The series emerged at a moment when digital photography had become dominant, prompting Sugimoto to revisit and reimagine the analog medium. He drew direct inspiration from William Henry Fox Talbot—an inventor of photography who also experimented with electricity in collaboration with Michael Faraday. Sugimoto viewed their unfinished scientific inquiries as a legacy to extend, and he sought to replicate and verify those early experiments in his own darkroom. This historical lineage lends Lightning Fields a dual function as both contemporary artwork and homage to the origins of photographic science.
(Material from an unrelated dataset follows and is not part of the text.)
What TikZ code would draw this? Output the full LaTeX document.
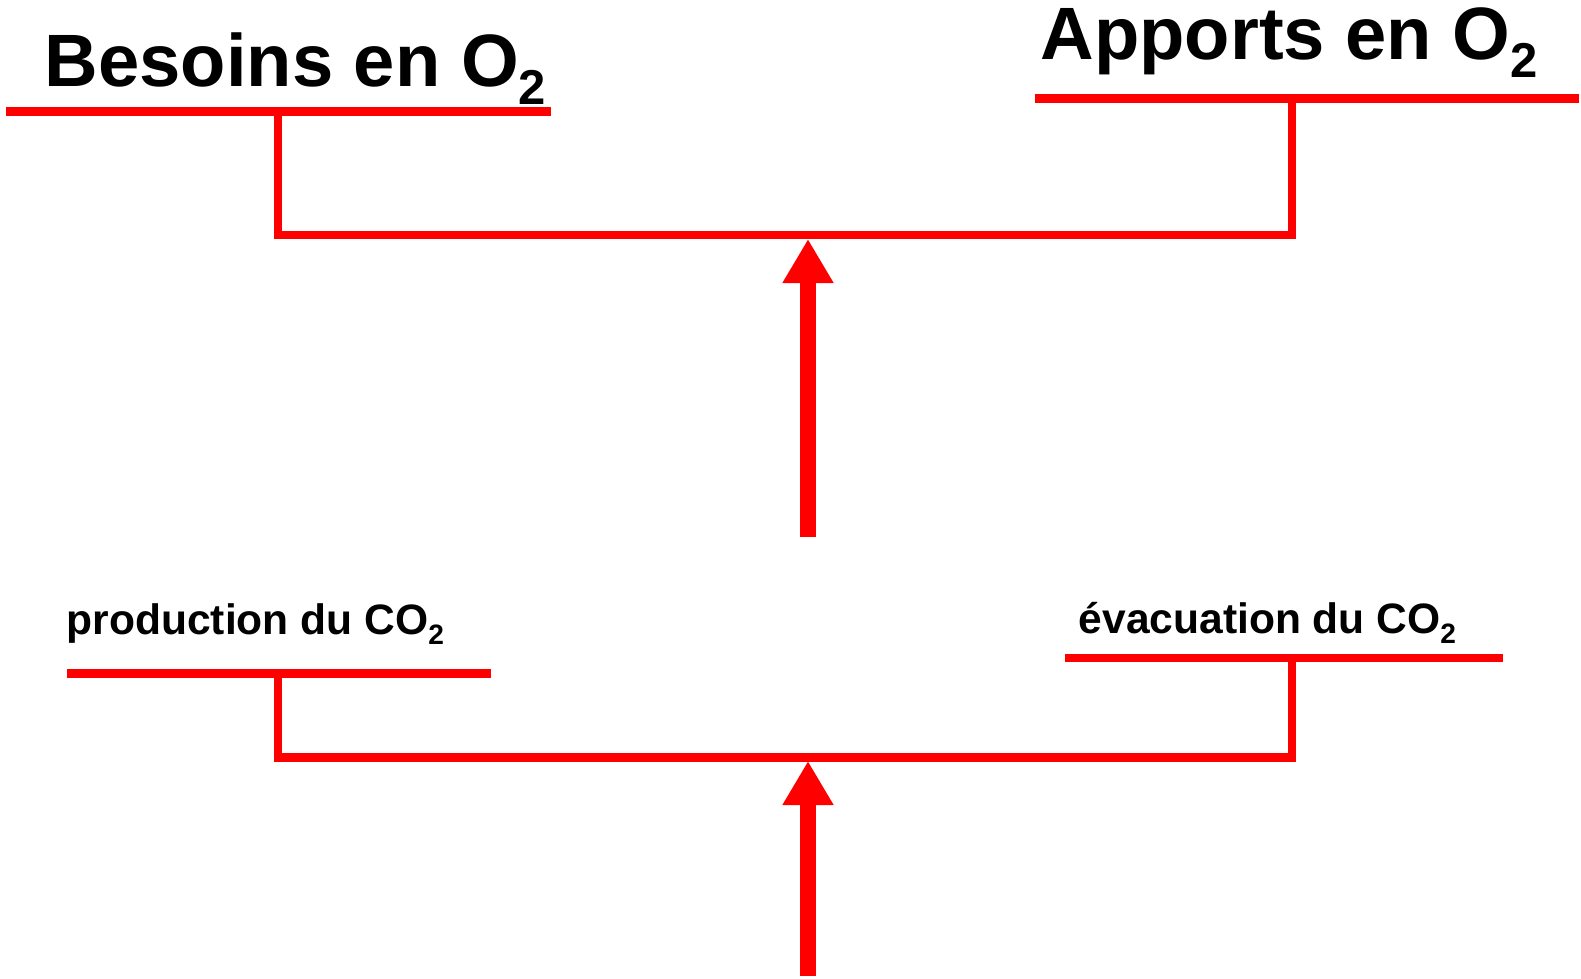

Building on this, Lightning Fields interrogates the nature of visibility, energy, and the origins of life. Sugimoto recounts turning a photographic flaw—static discharges that scar film—into a creative tool. He further connects this phenomenon to the primordial conditions that may have sparked life on Earth, by submerging film in saltwater and applying electric charge to mimic the energy of a meteor strike into the ocean. The results, in his view, echo organic growth and microscopic movement, transforming the photographic surface into a metaphorical petri dish.
Visually, the series is rendered in black-and-white gelatin silver prints, characterized by branching, fractal-like forms and high-contrast fields of light against darkness. The unpredictable paths of electrical discharge appear as lightning bolts, roots, or vascular systems, inviting diverse readings from viewers. Sugimoto selects and enlarges portions of large-format film exposed through these experiments, offering a refined yet elemental visual vocabulary.
Technically speaking, the images are created using a 400,000-volt Van de Graaff generator, metal plates, discharge wands, and, in some cases, Himalayan salt dissolved in water. Sugimoto directs sparks across the film without a camera, embracing both chance and danger.
From early gallery presentations in San Francisco, Tokyo, and New York to the Scottish National Gallery of Modern Art’s pairing with Talbot’s “photogenic drawings,” the series built sustained visibility. Later surveys—Black Box and Time Machine—and the limited edition The Long Never positioned it at the intersection of art, physics, and photographic history.